Bartholomae eats Elbow pasta for lunch.

It's been a considerable amount of time since I've read this...I fell off the good blogging wagon. :(
Bartholomae: I like this fellow. I suppose I don't really get what's so wrong about teaching academic writing. If it "passes as currency in the academy," (p 62) then teachers would be wrong to pass out Confederate dolla dolla bills (y'all) in lieu of skills that hold value in a community that students will be a part of for at least the next four years. Like it or not, academic writing is something that has proven itself to be useful to students in the past. Is everyone excited about it? Heck no. I happen to kind of like writing academically and even I don't respond "I get to write a thesis statement and support it with reliable, documented sources? Color me PUMPED!" I think Bartholomae is sort of arguing against the "tricking" of students into thinking what they are doing is not academic writing. Kind of like the vitamin pill in the twinkie, so to speak.
I have to agree with what he says about the work of Jane Tompkins and Mina Shaughnessy in that they are advocating (maybe?) that the work their students are doing is more authentic than academic writing. "The danger is assuming that one genre is more real than the other ( a detailed, loving account of the discourse on domesticity found in 19th century American women's magazines) - in assuming that one is real writing and the other is only a kind of game academics play."(69). Word, St. Bartholomae. "True" that. One time in class, Shipka was reading a list about what some people considered qualities of good writing. One that kept popping up was "honesty." Like, "I felt they were writing from the heart." or "Their writing was so completely honest." What does that mean? Does that speak to the authenticity of the piece? Who is writing inauthentic texts that we need to be so concerned with how "honest" something is? I'm confused by this whole idea, I guess. (I feel like I've blogged about this issue before, but I don't feel like going back and checking. You'll have to deal with my repetition.) Last word on Bartholomae: "You have to learn to write like E. B. White before you can learn to write like Gertrude Stein. Picasso couldn't have been a cubist if he hadn't learned to draw figures." (70) Yeah, totally. That's what I've been saying!

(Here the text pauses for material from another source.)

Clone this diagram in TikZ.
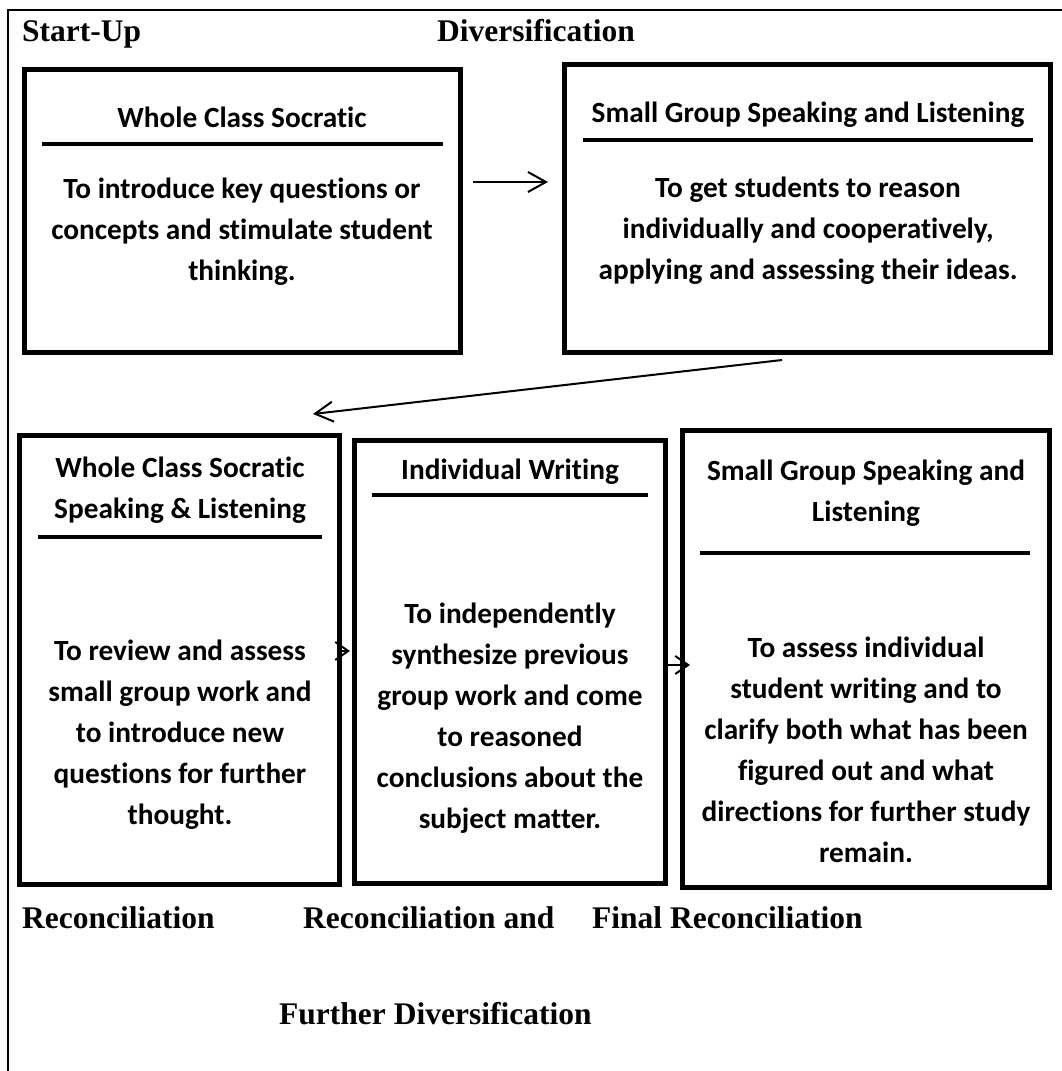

Elbow: Is Peter Elbow adorable? I just have a feeling he is. (Shipka, if you know the answer to this...don't tell me. Let a girl dream.)

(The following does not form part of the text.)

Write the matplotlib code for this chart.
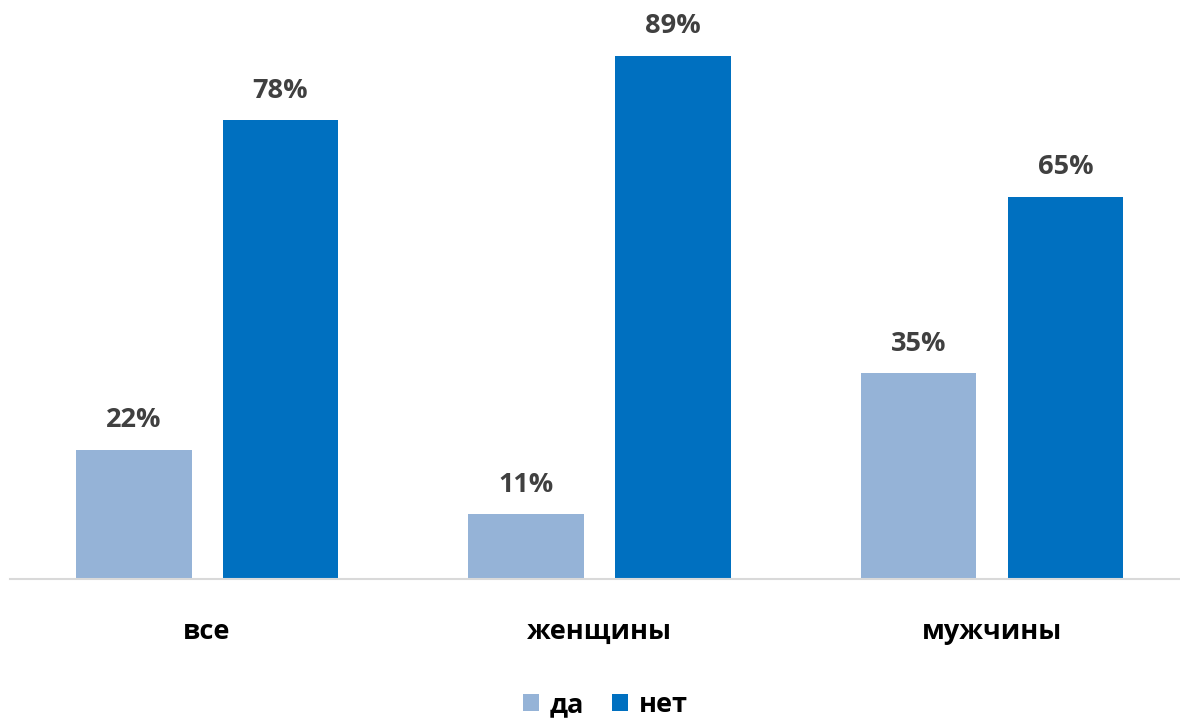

Why is there a conflict between the role of the writer and the role of the academic? What defines an academic? Constraints of assignments or goals? Need for focus? How is that different from the definition of a writer? To me, even writers are working under the constraints of many things...language, background knowledge, audience, maybe publishability (who knows?). I guess I don't get why there has to be a stark contrast between these two roles or why they have to conflict at all. I feel like Bartholomae and Elbow really want to have them not conflict, and yet they insist they do. Elbow has a good point about approaching texts "We must try to come at these strong important texts: - no matter how good or hallowed they may be - as much as possible as fellow writers - as fully eligible members of the conversation: not treat them as sacred: not worry about "doing justice" to them or getting them dirty." (74) Point well taken. I agree with the "conversation" metaphor as well, and I think that academic writing can accomplish this.

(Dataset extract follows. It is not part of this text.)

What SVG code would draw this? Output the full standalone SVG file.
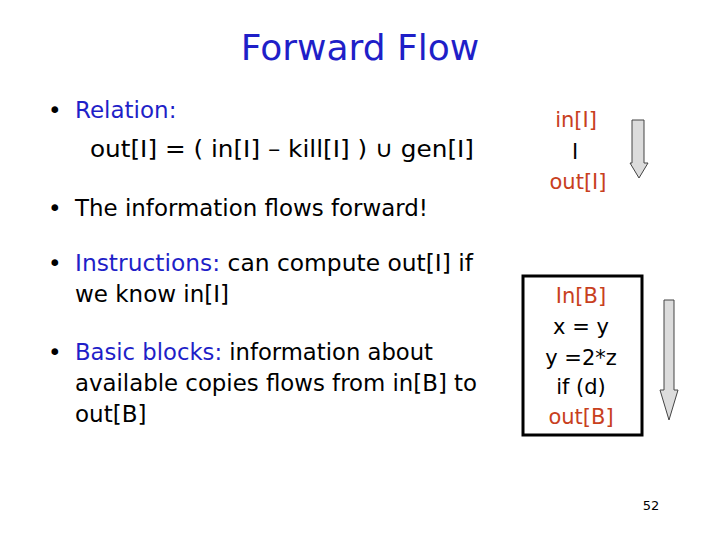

I'm going to conclude this, because I don't know what else to say that hasn't already been addressed in other blogs. It looks like Bartholomae wants to tell his students to understand that they are just a small drop of water in the big, wide literature ocean. You know, be aware of your own ineffectuality. Elbow insists that students should believe themselves to be the next T.S. Eliot or something, that everything they write should be with the notion that it is utterly groundbreaking. My thoughts about student writing fall somewhere in between. Somewhere waaaay in between.
P.S. I found a note I wrote to myself when I first read this back in March. I was reading it at my local pub and I was overhearing conversations all night from the people around me. Here goes:
"Since when did the phrase 'Being real' replace 'Being yourself?'" If anyone can answer this, I'd be grateful.